Former Member of the Provincial Assembly of the Punjab
- In office 15 August 2018 – 21 May 2022
- Constituency: PP-167 (Lahore-XXIV)

Personal details
- Born: Lahore, Punjab, Pakistan
- Party: IPP (2025-present)
- Other political affiliations: PMLN (2022-2024) PTI (2018-2022)

= Nazir Ahmad Chohan =

Pakistani politician

Nazir Ahmad Chohan is a Pakistani politician who was a member of the Provincial Assembly of the Punjab from August 2018 to May 2022.

==Political career==

He was elected to the Provincial Assembly of the Punjab as a candidate of Pakistan Tehreek-e-Insaf from PP-167 Lahore-XXIV in the 2018 Pakistani general election. He received 40,680 votes and defeated Mian Muhammad Saleem, a candidate of the Pakistan Muslim League (N) (PML(N)).

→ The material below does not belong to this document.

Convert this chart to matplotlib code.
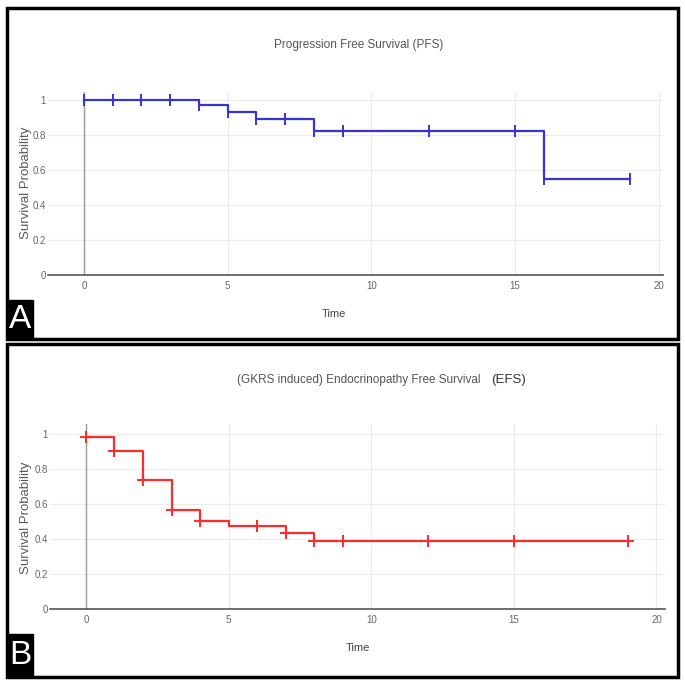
import matplotlib
matplotlib.use("Agg")
import matplotlib.pyplot as plt
from matplotlib import font_manager
from matplotlib.patches import Rectangle
import numpy as np

# progression free survival (PFS)
pfs_time = [0, 4, 5, 6, 8, 16, 19]
pfs_surv = [1.0, 0.97, 0.93, 0.893, 0.825, 0.55, 0.55]
pfs_censored = [0, 1, 2, 3, 4, 5, 6, 7, 8, 9, 12, 15, 16, 19]

# endocrinopathy free survival (EFS)
efs_time = [0, 1, 2, 3, 4, 5, 7, 8, 19]
efs_surv = [0.985, 0.90, 0.735, 0.568, 0.505, 0.472, 0.436, 0.388, 0.388]
efs_censored = [0, 1, 2, 3, 4, 6, 7, 8, 9, 12, 15, 19]

x_ticks = [0, 5, 10, 15, 20]
y_ticks = [0, 0.2, 0.4, 0.6, 0.8, 1]
y_ticklabels = ["0", "0.2", "0.4", "0.6", "0.8", "1"]

names = {f.name for f in font_manager.fontManager.ttflist}
narrow = "Liberation Sans Narrow" if "Liberation Sans Narrow" in names else "Liberation Sans"

W = H = 685
fig = plt.figure(figsize=(6.85, 6.85), dpi=100)


def box(x0, y0, x1, y1):
    # pixel box (top-left origin) -> figure fraction rect
    return [x0 / W, 1 - y1 / H, (x1 - x0) / W, (y1 - y0) / H]


def step_value(times, surv, t):
    i = np.searchsorted(times, t, side="right") - 1
    return np.asarray(surv)[i]


def km_panel(rect, times, surv, censored, color, marker, msize, xlim, ylim):
    ax = fig.add_axes(box(*rect))
    ax.set_facecolor("none")
    ax.step(times, surv, where="post", color=color, lw=1.6, zorder=3)
    ax.plot(censored, step_value(times, surv, censored), ls="none",
            marker=marker, ms=msize, mew=1.4, color=color, zorder=4)
    ax.set_xlim(*xlim)
    ax.set_ylim(*ylim)
    ax.set_xticks(x_ticks)
    ax.set_yticks(y_ticks, y_ticklabels)
    ax.grid(color="#ececec", lw=0.8)
    ax.set_axisbelow(True)
    ax.axvline(0, color="#9a9a9a", lw=1, zorder=2)
    for s in ["top", "right", "left"]:
        ax.spines[s].set_visible(False)
    ax.spines["bottom"].set_color("#555555")
    ax.spines["bottom"].set_linewidth(1.2)
    ax.tick_params(axis="x", length=0, labelsize=7, labelcolor="#666666", pad=4)
    ax.tick_params(axis="y", length=0, labelsize=7, labelcolor="#666666", pad=1.5)
    for lab in ax.get_xticklabels() + ax.get_yticklabels():
        lab.set_fontfamily(narrow)
    return ax


km_panel((48, 92, 663, 275), pfs_time, pfs_surv, pfs_censored,
         "#3535d5", "|", 9, (-1.25, 20.15), (0, 1.046))
km_panel((50, 424, 665, 609), efs_time, efs_surv, efs_censored,
         "#ff2a2a", "+", 9, (-1.26, 20.3), (0, 1.057))

# panel frames and letter boxes
for r in [(7, 8, 678, 339), (7, 344, 678, 677)]:
    x, y, w, h = box(*r)
    fig.patches.append(Rectangle((x, y), w, h, transform=fig.transFigure,
                                 fill=False, ec="black", lw=2.5))
for r, letter in [((7, 300, 33, 339), "A"), ((7, 634, 33, 677), "B")]:
    x, y, w, h = box(*r)
    fig.patches.append(Rectangle((x, y), w, h, transform=fig.transFigure,
                                 fc="black", ec="black", lw=1))
    fig.text(x + w / 2, y + h / 2, letter, color="white", fontsize=24,
             family=narrow, ha="center", va="center")

# titles
fig.text(359 / W, 1 - 45 / H, "Progression Free Survival (PFS)", fontsize=8.5,
         color="#555555", family=narrow, ha="center", va="center")
fig.text(237 / W, 1 - 380 / H, "(GKRS induced) Endocrinopathy Free Survival",
         fontsize=8.5, color="#555555", family=narrow, ha="left", va="center")
fig.text(491 / W, 1 - 380 / H, "(EFS)", fontsize=9.5, color="#333333",
         family=narrow, ha="left", va="center")

# axis labels
for y in [183, 518]:
    fig.text(26 / W, 1 - y / H, "Survival Probability", rotation=90, fontsize=9.5,
             color="#5a5a5a", family="Liberation Sans", ha="center", va="center")
fig.text(334 / W, 1 - 314 / H, "Time", fontsize=8, color="#444444",
         family=narrow, ha="center", va="center")
fig.text(358 / W, 1 - 648 / H, "Time", fontsize=8, color="#444444",
         family=narrow, ha="center", va="center")

fig.savefig("out.png", dpi=100)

On 21 May 2022, he was de-seated due to his vote against party policy for Chief Minister of Punjab election on 16 April 2022.

He ran as a candidate of the PML(N) in the subsequent by-election, but was unsuccessful. He received 26,417 votes and was defeated by Shabbir Gujjar, a candidate of the PTI.

On 3 August 2022, Chohan, his son and six others were taken into judicial remand by the Lahore Police.